There was a driver in a red and white car with a bold Marlboro logo, and who always wore a yellow helmet, who seemed to spur the commentators to the most excitable levels of commentary. His name was Ayrton Senna, and he’d just made another fan.
Thereafter, I pestered my father to buy me expensive ‘foreign’ automotive magazines; I would spend my time in the libraries trying to find out all I could about him. The same indulgent aunt in Saudi Arabia, and an older relative in the USA would send me a lot of stuff. So I got my ‘Senna’ t-shirt emblazoned with the trademark “S-curve” logo. I also got a subscription to Road & Track, which unfortunately didn’t carry too much news about Senna. Thankfully, the BBC and Prime Sports as the channel was called then (I think) allowed me to follow much of the goings on. The first and one of only two posters I ever put up in my life was of Senna looking up, his hands folded across his chest, his expression one of deep concentration.

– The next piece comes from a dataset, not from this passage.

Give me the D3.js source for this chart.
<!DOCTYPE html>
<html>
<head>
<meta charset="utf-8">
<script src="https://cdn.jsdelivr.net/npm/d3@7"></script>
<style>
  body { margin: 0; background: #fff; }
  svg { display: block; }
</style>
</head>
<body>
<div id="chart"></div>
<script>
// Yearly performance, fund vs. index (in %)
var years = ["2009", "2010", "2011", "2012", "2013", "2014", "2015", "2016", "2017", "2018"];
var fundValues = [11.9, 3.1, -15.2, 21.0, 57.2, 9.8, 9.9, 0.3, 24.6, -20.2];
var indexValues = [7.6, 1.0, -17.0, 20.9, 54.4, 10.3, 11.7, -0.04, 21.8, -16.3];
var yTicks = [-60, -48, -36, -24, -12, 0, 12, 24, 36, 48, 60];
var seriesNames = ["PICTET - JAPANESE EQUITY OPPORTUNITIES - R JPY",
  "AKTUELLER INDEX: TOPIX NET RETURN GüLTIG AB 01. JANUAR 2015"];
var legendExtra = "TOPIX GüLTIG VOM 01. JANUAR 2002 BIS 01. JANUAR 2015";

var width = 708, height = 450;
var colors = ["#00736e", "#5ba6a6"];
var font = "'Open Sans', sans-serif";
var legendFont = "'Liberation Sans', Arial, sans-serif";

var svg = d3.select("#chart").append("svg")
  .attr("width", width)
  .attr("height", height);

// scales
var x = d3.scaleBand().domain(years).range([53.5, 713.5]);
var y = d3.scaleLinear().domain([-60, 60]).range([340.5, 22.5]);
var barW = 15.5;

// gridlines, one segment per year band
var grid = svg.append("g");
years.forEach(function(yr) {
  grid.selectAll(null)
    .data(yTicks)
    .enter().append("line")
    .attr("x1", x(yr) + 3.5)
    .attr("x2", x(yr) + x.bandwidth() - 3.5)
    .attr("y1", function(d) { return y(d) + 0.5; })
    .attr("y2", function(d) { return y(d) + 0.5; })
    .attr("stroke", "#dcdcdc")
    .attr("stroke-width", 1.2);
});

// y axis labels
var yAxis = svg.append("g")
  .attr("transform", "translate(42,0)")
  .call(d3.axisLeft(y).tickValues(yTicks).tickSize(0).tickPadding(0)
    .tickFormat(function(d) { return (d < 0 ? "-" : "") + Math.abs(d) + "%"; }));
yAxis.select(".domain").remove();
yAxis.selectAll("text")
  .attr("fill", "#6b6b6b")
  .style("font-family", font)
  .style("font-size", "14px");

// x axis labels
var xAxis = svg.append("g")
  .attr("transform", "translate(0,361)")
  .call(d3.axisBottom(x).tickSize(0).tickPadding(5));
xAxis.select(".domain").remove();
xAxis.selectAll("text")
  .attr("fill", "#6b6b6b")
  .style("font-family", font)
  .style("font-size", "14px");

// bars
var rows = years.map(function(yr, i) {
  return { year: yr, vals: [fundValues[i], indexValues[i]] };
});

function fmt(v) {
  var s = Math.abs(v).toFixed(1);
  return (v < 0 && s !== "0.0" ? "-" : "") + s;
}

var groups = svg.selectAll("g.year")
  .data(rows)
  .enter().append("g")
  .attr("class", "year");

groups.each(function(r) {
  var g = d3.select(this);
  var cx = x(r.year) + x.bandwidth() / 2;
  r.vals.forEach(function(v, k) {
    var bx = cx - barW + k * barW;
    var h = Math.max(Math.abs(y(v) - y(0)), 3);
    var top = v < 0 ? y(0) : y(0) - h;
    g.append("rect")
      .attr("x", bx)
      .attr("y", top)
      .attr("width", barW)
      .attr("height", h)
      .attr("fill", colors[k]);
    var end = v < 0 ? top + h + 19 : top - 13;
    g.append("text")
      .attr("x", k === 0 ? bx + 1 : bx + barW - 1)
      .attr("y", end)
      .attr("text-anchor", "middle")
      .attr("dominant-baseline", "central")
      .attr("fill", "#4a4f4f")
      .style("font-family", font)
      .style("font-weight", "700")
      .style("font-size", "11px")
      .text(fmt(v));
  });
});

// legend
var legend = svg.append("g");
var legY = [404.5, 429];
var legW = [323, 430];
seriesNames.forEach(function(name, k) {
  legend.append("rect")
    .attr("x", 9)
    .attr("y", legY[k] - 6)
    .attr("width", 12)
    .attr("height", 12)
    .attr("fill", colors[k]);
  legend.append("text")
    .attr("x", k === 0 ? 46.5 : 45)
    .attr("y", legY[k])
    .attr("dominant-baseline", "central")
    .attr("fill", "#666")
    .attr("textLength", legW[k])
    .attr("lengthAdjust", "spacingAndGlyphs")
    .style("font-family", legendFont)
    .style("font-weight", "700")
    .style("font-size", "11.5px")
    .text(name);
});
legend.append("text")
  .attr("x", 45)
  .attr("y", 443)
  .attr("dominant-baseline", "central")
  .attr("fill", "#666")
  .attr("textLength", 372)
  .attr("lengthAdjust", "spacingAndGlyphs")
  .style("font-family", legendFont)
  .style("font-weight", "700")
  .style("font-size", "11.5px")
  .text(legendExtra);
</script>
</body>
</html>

“What is this, cars going round and round in circles?” my family would inquire exasperatedly. I tried (unsuccessfully) to enlighten them about pit stops, race strategy, overtaking etc. Thankfully, most races aired at a time nobody else wanted to watch TV.

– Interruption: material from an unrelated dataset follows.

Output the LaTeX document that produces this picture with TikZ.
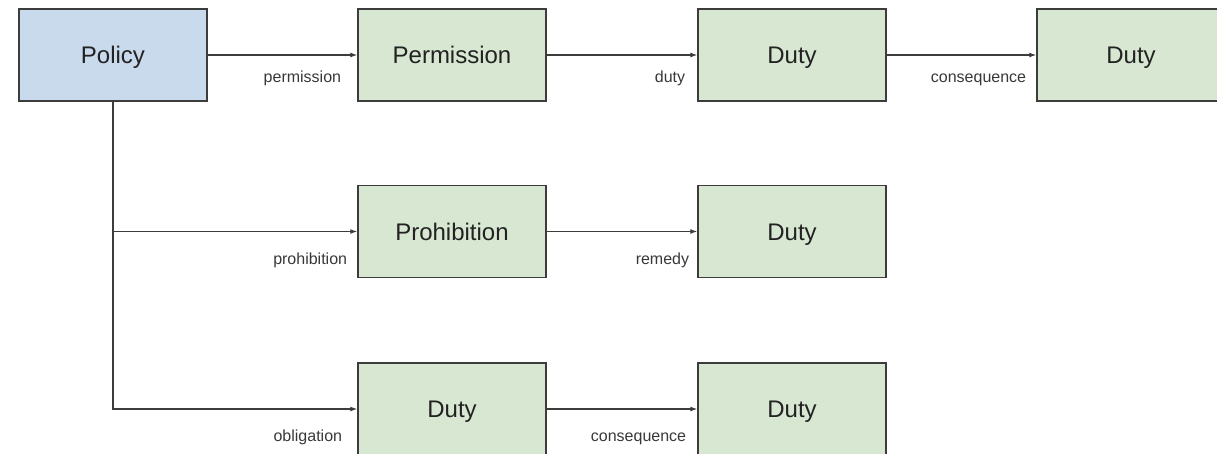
\documentclass[tikz,border=0pt]{standalone}
\usepackage{fontspec}
\setmainfont{Liberation Sans}
\usetikzlibrary{arrows.meta}
\definecolor{policyfill}{HTML}{C9DAED}
\definecolor{rulefill}{HTML}{D8E7D1}
\definecolor{edge}{HTML}{3C3C3C}
\definecolor{ink}{HTML}{222222}
\definecolor{lblink}{HTML}{383838}
\tikzset{
  box/.style={draw=edge, line width=1.4pt, rectangle, minimum width=188pt,
    minimum height=92pt, inner sep=0pt, text=ink,
    text height=17pt, text depth=0pt, font=\fontsize{24}{26}\selectfont},
  policybox/.style={box, fill=policyfill},
  rulebox/.style={box, fill=rulefill},
  arr/.style={draw=edge, line width=1.3pt, -{Latex[length=7pt,width=5pt]}},
  lbl/.style={text=lblink, font=\fontsize{16}{18}\selectfont, inner sep=0pt, anchor=base east}
}
\begin{document}
\begin{tikzpicture}[x=1pt, y=-1pt]
\useasboundingbox (0,0) rectangle (1217,453);
\clip (0,0) rectangle (1217,453);

% boxes
\node[policybox] (policy) at (113,55) {Policy};
\node[rulebox] (perm)   at (452,55) {Permission};
\node[rulebox] (duty)   at (792,55) {Duty};
\node[rulebox] (cons)   at (1131,55) {Duty};
\node[rulebox] (prohib) at (452,231.5) {Prohibition};
\node[rulebox] (remedy) at (792,231.5) {Duty};
\node[rulebox] (oblig)  at (452,409) {Duty};
\node[rulebox] (ocons)  at (792,409) {Duty};

% connectors
\draw[arr] (policy) -- (perm);
\draw[arr] (perm) -- (duty);
\draw[arr] (duty) -- (cons);
\draw[arr] (policy.south) |- (prohib.west);
\draw[arr] (policy.south) |- (oblig.west);
\draw[arr] (prohib) -- (remedy);
\draw[arr] (oblig) -- (ocons);

% connector labels
\node[lbl] (lperm)   at ([xshift=-16pt, yshift=-27pt]perm.west) {permission};
\node[lbl] (lduty)   at ([xshift=-12pt, yshift=-27pt]duty.west) {duty};
\node[lbl] (lcons)   at ([xshift=-10pt, yshift=-27pt]cons.west) {consequence};
\node[lbl] (lprohib) at ([xshift=-10pt, yshift=-33pt]prohib.west) {prohibition};
\node[lbl] (lremedy) at ([xshift=-8pt, yshift=-33pt]remedy.west) {remedy};
\node[lbl] (loblig)  at ([xshift=-15pt, yshift=-32pt]oblig.west) {obligation};
\node[lbl] (locons)  at ([xshift=-11pt, yshift=-32pt]ocons.west) {consequence};
\end{tikzpicture}
\end{document}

And then, came that fateful afternoon in 1994. That accident. The commentators trying to make sense of the scene. Then later, the race carried on. I don’t think they announced that Senna was dead till after the race. Or maybe I heard it in the news later that evening. But I bawled and bawled and even today my eyes are tearing up as I write this.
My hero had died.
Of course, then I knew nothing of his philanthropy, about how he was such a loved character in Brazil, his home country. I didn’t even have an inkling or an understanding of just what an impact his death had on the world. All I knew was that the exciting driver in the yellow helmet, the one with liquid eyes and steely, sometimes unblinking gaze, was no more. I knew nothing about him, and did not have the maturity which comes with age to understand who he was, or what else he was about. Other than the odd interview I watched on TV, and the snatches of information from here and there, there wasn’t much to piece together who Ayrton Senna the man outside the racing car was.

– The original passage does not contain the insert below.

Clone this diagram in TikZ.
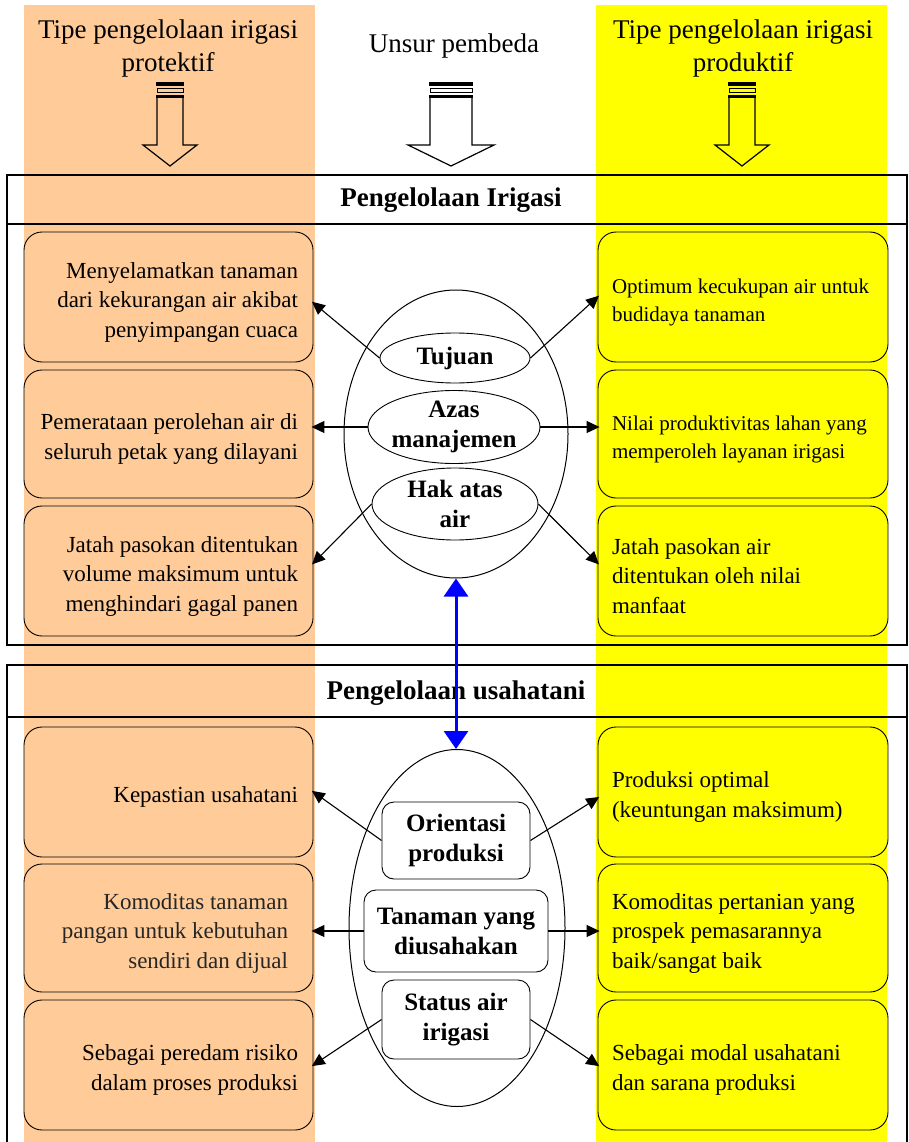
\documentclass[tikz,border=0pt]{standalone}
\usepackage{fontspec}
\setmainfont{Liberation Serif}
\usetikzlibrary{shapes.geometric,arrows.meta}
\definecolor{peach}{RGB}{255,204,153}
\definecolor{yel}{RGB}{255,255,0}
\newcommand{\blkarrow}[3]{%
  \fill ({#1-#2-1},82) rectangle ({#1+#2+1},86);
  \draw[line width=1pt] ({#1-#2},89) rectangle ({#1+#2},93);
  \fill ({#1-#2-1},95.5) rectangle ({#1+#2+1},98);
  \draw[line width=1.2pt,line join=miter] ({#1-#2},97) -- ({#1-#2},145) -- ({#1-#3},145) -- (#1,166) -- ({#1+#3},145) -- ({#1+#2},145) -- ({#1+#2},97);
}
\newcommand{\tstrut}{\rule{0pt}{26pt}}
\tikzset{
  basefont/.style={font=\fontsize{23}{29.5}\selectfont},
  lbox/.style={draw, line width=0.9pt, rounded corners=18pt, fill=peach, minimum width=289pt, minimum height=130pt, text width=259pt, inner xsep=15pt, align=flush right, basefont, execute at begin node=\tstrut},
  rbox/.style={draw, line width=0.9pt, rounded corners=18pt, fill=yel, minimum width=290pt, minimum height=130pt, text width=262pt, inner xsep=14pt, align=flush left, basefont, execute at begin node=\tstrut},
  smallfont/.style={font=\fontsize{21}{28.5}\selectfont},
  bigell/.style={draw, ellipse, line width=1pt, inner sep=0pt},
  smell/.style={draw, ellipse, line width=0.9pt, inner sep=0pt},
  ibox/.style={draw, rounded corners=12pt, line width=0.9pt, inner sep=0pt},
  lab/.style={font=\bfseries\fontsize{25}{30}\selectfont, align=center},
  titl/.style={font=\fontsize{27}{33}\selectfont, align=center},
  head/.style={font=\bfseries\fontsize{27}{33}\selectfont},
  arr/.style={-{Triangle[length=13pt,width=12pt]}, line width=1.1pt, shorten >=-2pt},
  barr/.style={{Triangle[length=18pt,width=24pt]}-{Triangle[length=18pt,width=24pt]}, line width=3pt, blue},
  frame/.style={line width=1.5pt},
}
\begin{document}
\begin{tikzpicture}[x=1pt,y=-1pt]
\useasboundingbox (0,0) rectangle (909,1142);
% column backgrounds
\fill[peach] (24,5) rectangle (315,1142);
\fill[yel] (596,5) rectangle (887,1142);
% titles
\node[titl] (tl) at (168,49) {Tipe pengelolaan irigasi\\protektif};
\node[titl] (tm) at (454,46) {Unsur pembeda};
\node[titl] (tr) at (743,49) {Tipe pengelolaan irigasi\\produktif};
% block arrows
\blkarrow{170}{13}{27}
\blkarrow{451}{21}{43}
\blkarrow{742}{13}{27}
% frames
\draw[frame] (7,175) rectangle (907,645);
\draw[line width=1.2pt] (7,224) -- (907,224);
\draw[frame] (7,1150) -- (7,665) -- (907,665) -- (907,1150);
\draw[line width=1.2pt] (7,717) -- (907,717);
\node[head] (h1) at (451,200) {Pengelolaan Irigasi};
\node[head] (h2) at (456,693) {Pengelolaan usahatani};
% left boxes (upper)
\node[lbox] (L1) at (168.5,297) {Menyelamatkan tanaman\\dari kekurangan air akibat\\penyimpangan cuaca};
\node[lbox, minimum height=128pt] (L2) at (168.5,434) {Pemerataan perolehan air di\\seluruh petak yang dilayani};
\node[lbox] (L3) at (168.5,571) {Jatah pasokan ditentukan\\volume maksimum untuk\\menghindari gagal panen};
% right boxes (upper)
\node[rbox, smallfont] (R1) at (743,297) {Optimum kecukupan air untuk\\budidaya tanaman};
\node[rbox, smallfont, minimum height=128pt] (R2) at (743,434) {Nilai produktivitas lahan yang\\memperoleh layanan irigasi};
\node[rbox] (R3) at (743,571) {Jatah pasokan air\\ditentukan oleh nilai\\manfaat};
% left boxes (lower)
\node[lbox] (L4) at (168.5,792) {Kepastian usahatani};
\node[lbox, minimum height=128pt, text width=239pt, text=black!85] (L5) at (168.5,928) {Komoditas tanaman\\pangan untuk kebutuhan\\sendiri dan dijual};
\node[lbox] (L6) at (168.5,1065) {Sebagai peredam risiko\\dalam proses produksi};
% right boxes (lower)
\node[rbox] (R4) at (743,792) {Produksi optimal\\(keuntungan maksimum)};
\node[rbox, minimum height=128pt] (R5) at (743,928) {Komoditas pertanian yang\\prospek pemasarannya\\baik/sangat baik};
\node[rbox] (R6) at (743,1065) {Sebagai modal usahatani\\dan sarana produksi};
% upper ellipse group
\node[bigell, minimum width=224pt, minimum height=288pt] (E1) at (456,434) {};
\node[smell, minimum width=150pt, minimum height=50pt] (tuj) at (455,358) {};
\node[lab] at (tuj) {Tujuan};
\node[smell, minimum width=172pt, minimum height=73pt] (azas) at (454,427) {};
\node[lab] at (azas) {Azas\\manajemen};
\node[smell, minimum width=166pt, minimum height=72pt] (hak) at (455,504) {};
\node[lab] at (hak) {Hak atas\\air};
% lower ellipse group
\node[bigell, minimum width=216pt, minimum height=357pt] (E2) at (457,928) {};
\node[ibox, minimum width=148pt, minimum height=77pt] (ori) at (456,840.5) {};
\node[lab] at (ori) {Orientasi\\produksi};
\node[ibox, minimum width=184pt, minimum height=82pt] (tan) at (456,931) {};
\node[lab] at (tan) {Tanaman yang\\diusahakan};
\node[ibox, minimum width=148pt, minimum height=79pt] (sta) at (456,1019.5) {};
\node[lab] at (sta) {Status air\\irigasi};
% arrows upper
\draw[arr] (tuj.west) -- ([yshift=-6pt]L1.east);
\draw[arr] (tuj.east) -- (R1.west);
\draw[arr] (azas.west) -- (azas.west -| L2.east);
\draw[arr] (azas.east) -- (azas.east -| R2.west);
\draw[arr] (hak.west) -- ([yshift=8pt]L3.east);
\draw[arr] (hak.east) -- ([yshift=8pt]R3.west);
% arrows lower
\draw[arr] (ori.west) -- (L4.east);
\draw[arr] (ori.east) -- ([yshift=-6pt]R4.west);
\draw[arr] (tan.west) -- (tan.west -| L5.east);
\draw[arr] (tan.east) -- (tan.east -| R5.west);
\draw[arr] (sta.west) -- (L6.east);
\draw[arr] (sta.east) -- (R6.west);
% blue double arrow
\draw[barr] (E1.south) -- (E1.south |- E2.north);
\end{tikzpicture}
\end{document}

Over the years, I have read a lot more about him, watched endless replays of his overtaking moves, watched movies and documentaries about him, and a picture has begun to emerge.
Ayrton Senna was obviously a very complicated man. He juggled many insecurities perhaps, and had some unresolved demons. But wasn’t he generous to a fault? Didn’t he give away his money? Didn’t he eschew the trappings of being a multiple Formula 1 world champion just to play street soccer with some urchins?
But then, no one will ever speak ill of those who have passed, in any culture in any part of the world. There may be those who may have resented his ultra-competitive on-track behavior. He probably slighted others in his time.
For all that, he will undoubtedly remain the quickest man to ever drive a Formula 1 car. Cars of that era were visibly more physically demanding to drive, more crude and un-refined than the F1 machines of today.
Despite that, his “strike rate” for pole positions is enviable. From 162 races Senna had 65 poles, a strike rate of over 40 %. The only driver who comes close is Sebastian Vettel, whose pole position strike rate is under 36 %. However, let us not forget that many of Senna’s pole positions were in cars that had no right to be on the front row. His genius in extracting the very last ounce of performance from a recalcitrant machine, of flogging a racing car to within an inch of its metaphorical life, that will forever remain his single abiding memory for motorsport lovers.
No doubt, it contributed to his driving sometime beyond the car’s ability, not his, and maybe that’s how he died.
Yes, my hero is dead. But I want to remember him fondly.
“With your mind power, your determination, your instincts and the experience as well, you can fly very high.”
Thank you, Ayrton Senna, for the inspiration.